Bestaat er een zuivere kerk? Als we op aarde gaan zoeken, zullen we die niet vinden. Toch bestaat die zuivere kerk wel. Paulus zegt het: heilig, onbesmet en onberispelijk. Maar dan zal je wel door Christus heen moeten kijken. Dat is nu echt kerk zijn. Ontvangen wat ons gegeven wordt. Geloven wat ons beloofd is. Ons niet laten afbrengen van wat wij gehoord hebben.
De vrede van Christus komt naar ons toe. Van de hemel naar de aarde. Omdat Christus zelf in de hemel is. En omdat Hij hier op aarde verkondigd wordt. Het evangelie van Christus dat wij gehoord hebben, is verkondigd in de ganse schepping onder de hemel. Zo zegt Paulus het in Kolossenzen 1. Dat geeft de grenzeloze reikwijdte van het verkondigde Woord aan. Wat vanuit de hemel naar ons toekomt, heeft ook de maten van de hemel. Als er iets uit duidelijk wordt dan is het wel, dat de vrede van Christus niet uit ons opkomt, ook niet maar een beetje, maar dat die volledig naar ons toekomt.
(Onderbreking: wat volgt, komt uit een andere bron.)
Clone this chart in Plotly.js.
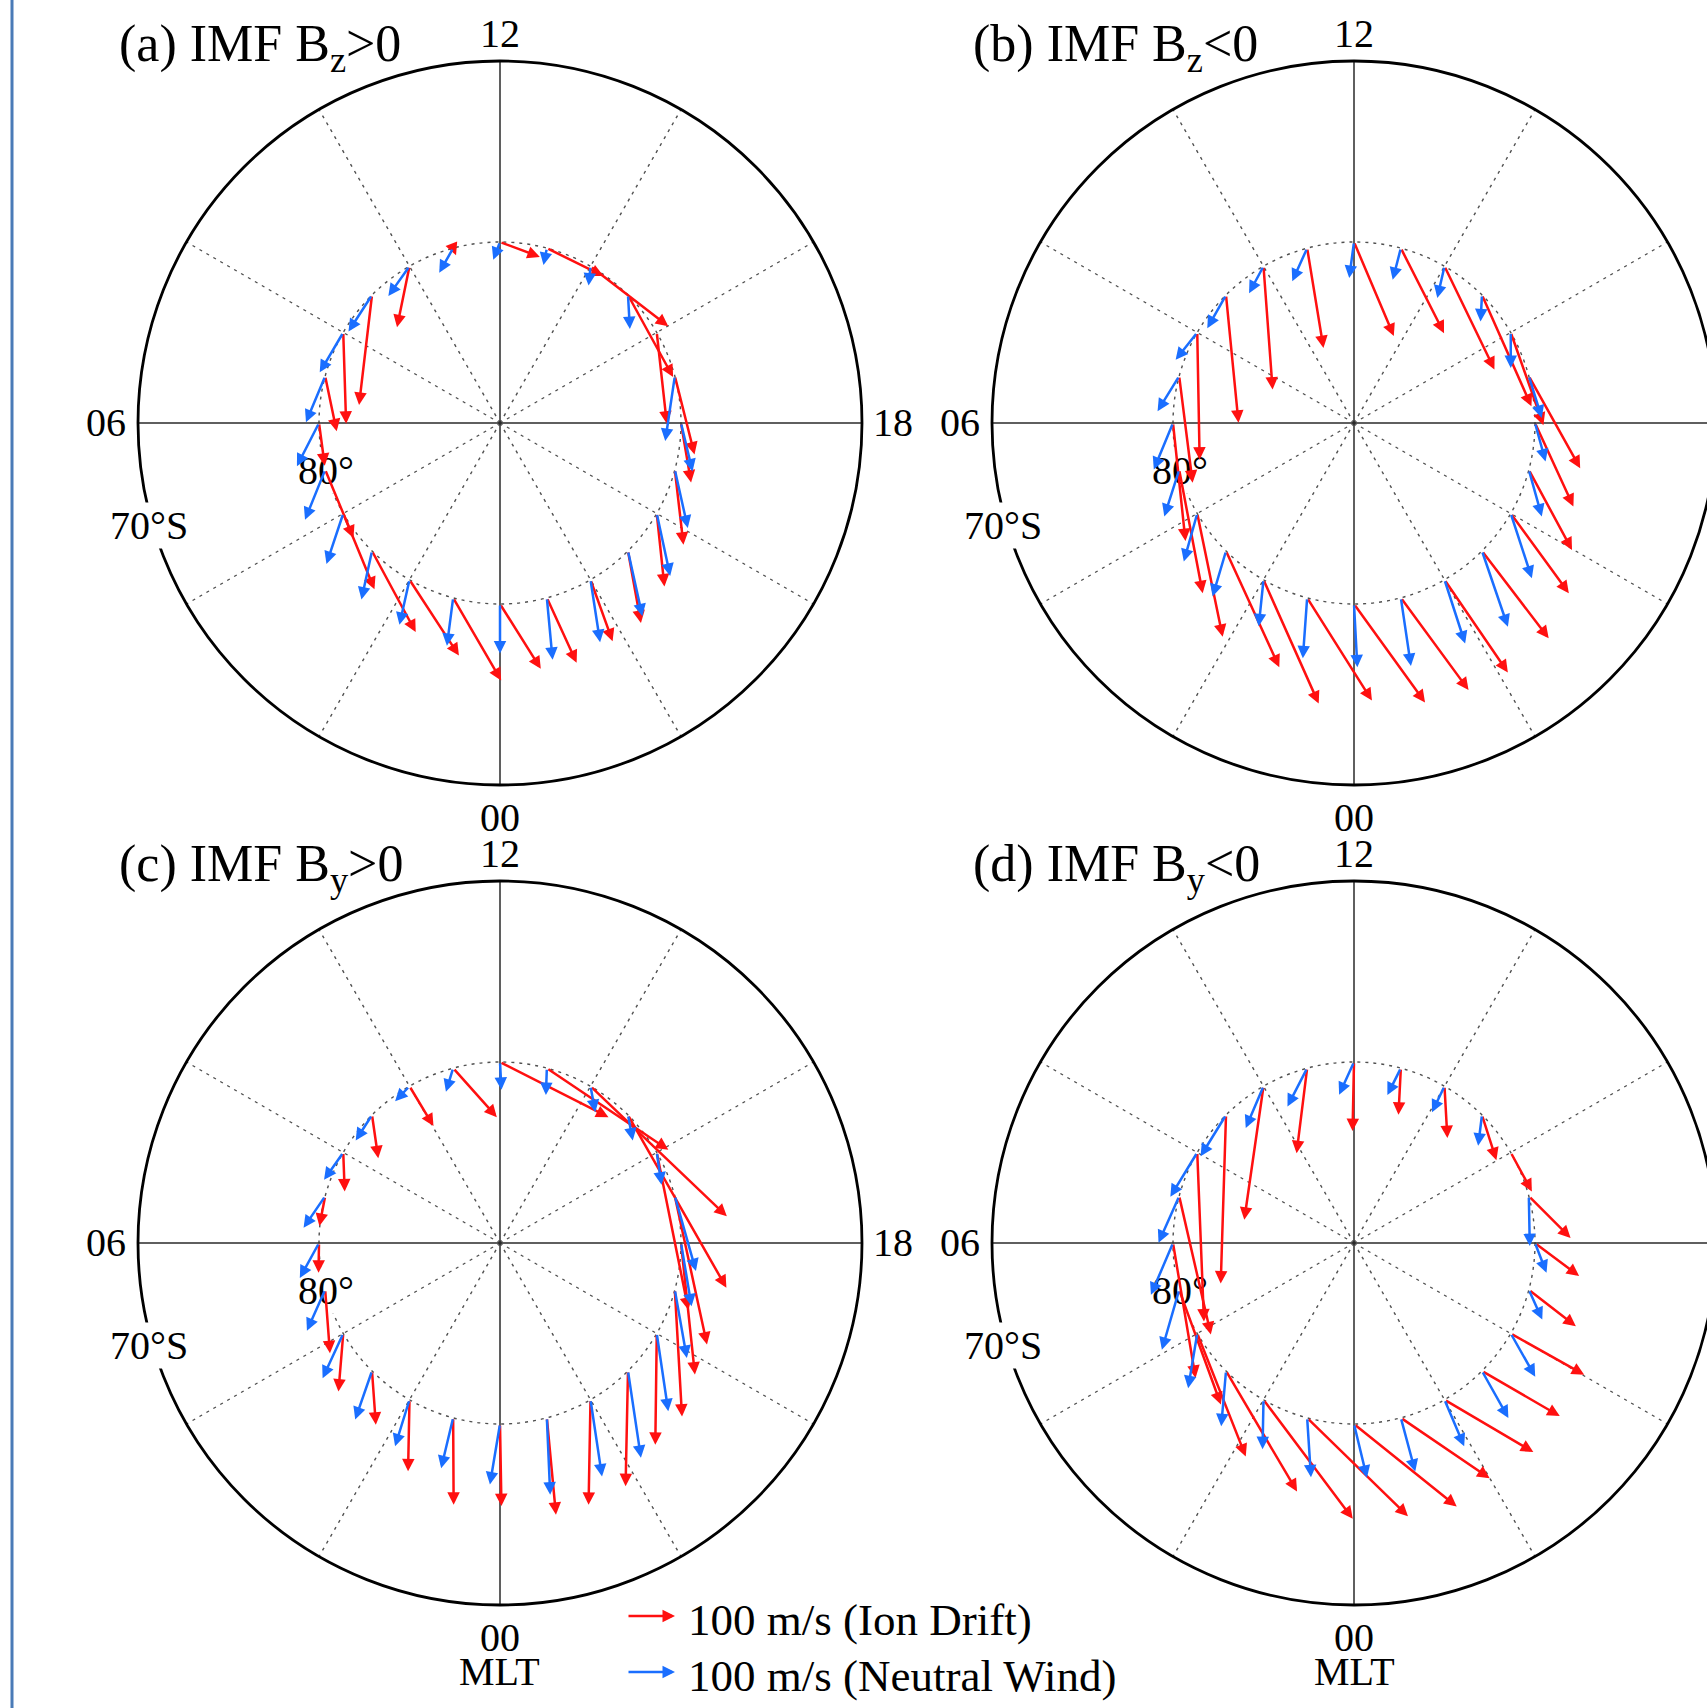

Wat wij hier door Gods genade op aarde laten zien, onderlinge liefde en gemeenschap, trouwe gehoorzaamheid, het zijn kleine vruchtjes die aan ons ontspruiten. Vanwege het werk van Christus die vanuit de hemel ook in ons midden wil wonen. Hij maakt dat wij zelf ook de strijd tegen ons eigen vlees aangaan. Die vruchtjes maken ons niet tot kerk, maar het zijn herkenningstekens van zijn verzoenende liefde die ons tot kerk maakt.